Quando falamos das grandes coordenadas que regem o homem, e o situam dentro da existência, mencionamos o “tempo” e o “espaço”. Nos desenvolvemos em que espaço? Quanto tempo poderemos durar? O nosso espaço e o nosso tempo, se bem que sejam duas grandes coordenadas, tornaram-se pequenos e esquecemos que também se manifestam, embora com formas um pouco mais variadas, em outras dimensões, em outros planos, em outras formas de ser que o homem também possui.

Se, como afirmavam os antigos – e inclusive se sustentou ao longo da Idade Média, e como muitos filósofos ainda afirmam – o homem é algo mais do que matéria, se no homem existem outras formas de expressão, outras dimensões, o tempo e o espaço irão adaptar-se logicamente a essas outras dimensões.

O tempo será exatamente igual para o corpo, para a psique, para a mente e para a alma? Evidentemente, não. Essas coordenadas tornam-se diferentes quando entram noutro plano de manifestação. Tornam-se mais plásticas, o espaço tem outra forma de se expressar, o tempo tem outra duração.

Há um tempo físico que os ponteiros do relógio são capazes de medir; há um tempo mental que serve para aprendermos determinadas coisas, mais ou menos longo, de acordo com o que vamos aprender; e há um tempo espiritual, que podemos relacionar com a evolução, verdadeiramente longo.
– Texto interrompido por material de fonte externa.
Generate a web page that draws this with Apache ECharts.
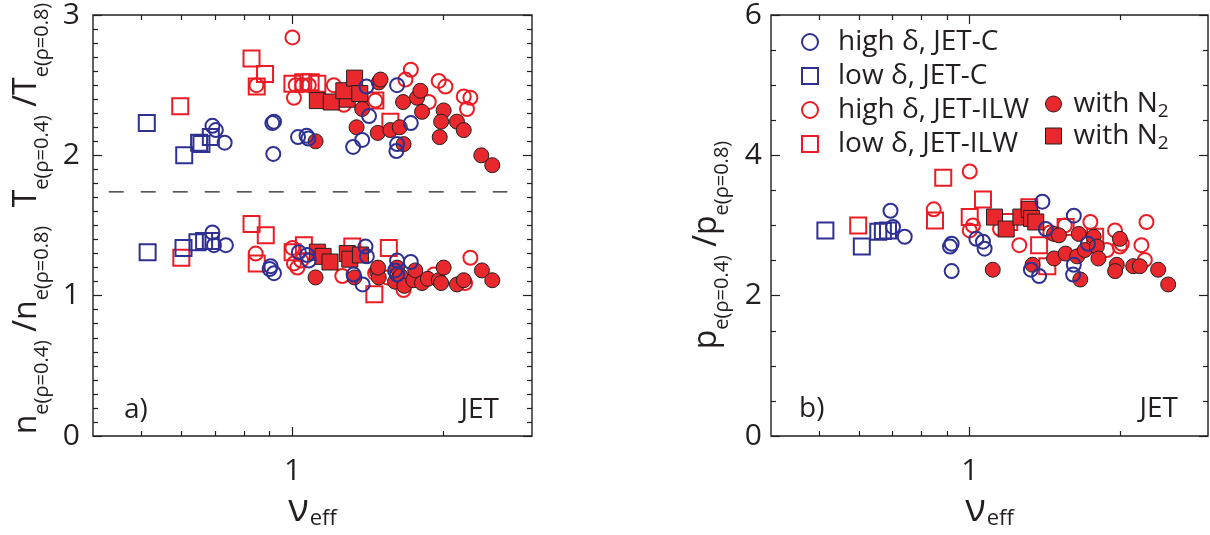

Nesse sentido, às vezes caminhamos como a mais pesada das tartarugas, se é que nos movemos.

“Façamos as grandes perguntas que os antigos fizeram: o tempo existe, o tempo é algo que corre? Ou quem corre e se move somos nós, e o tempo é simplesmente estático e deixa-se atravessar pelos nossos corpos, pela nossa mente, por nós, como seres espirituais?”

Se fôssemos seres integrais, poderíamos aproveitar todas as formas de tempo. Saber quais são as horas que valem para a nossa parte material e quais as que valem para os nossos princípios mais sutis. Assim, teríamos uma série de capacidades de expressão que iriam se ampliando, visto que, paradoxalmente, quanto mais sutil é a expressão do homem, mais amplo torna-se esse tempo.

O tempo psicológico, o tempo mental e o tempo espiritual têm uma plasticidade que o tempo físico não tem. Por isso que o tempo físico pode apresentar-se diante nós como uma prisão, com barras duras e rígidas que nos mantêm aprisionados, até nos fazer sentir que estamos submersos numa armadilha, sem poder fazer absolutamente nada.

O perigo que o não domínio do tempo implica é que podemos chegar ao final da vida com uma pergunta terrível: o que fiz da minha vida? Onde estão os meus anos? O que consegui guardar?

Apenas uma corrida para diante, apenas uma tentativa de mover as barras do tempo e, no entanto, a incapacidade, a impossibilidade de conceber algo que vá além da matéria obriga-nos a estar encerrados num diminuto relógio.

Por que o homem se encarcera no tempo? Há vários fatores que nos arrastam para isso. Por exemplo, a incapacidade de conceber alguma outra coisa. A quem ocorre pensar que o tempo mental é diferente?

Além disso, existe uma força difícil de vencer na ignorância massificante humana. Quando todos fazem algo, parece que devemos fazê-lo também. Se todos se deixam ser pegos pelo tempo, pelo visto, devemos nos deixar apanhar por ele igualmente, e ser seus prisioneiros.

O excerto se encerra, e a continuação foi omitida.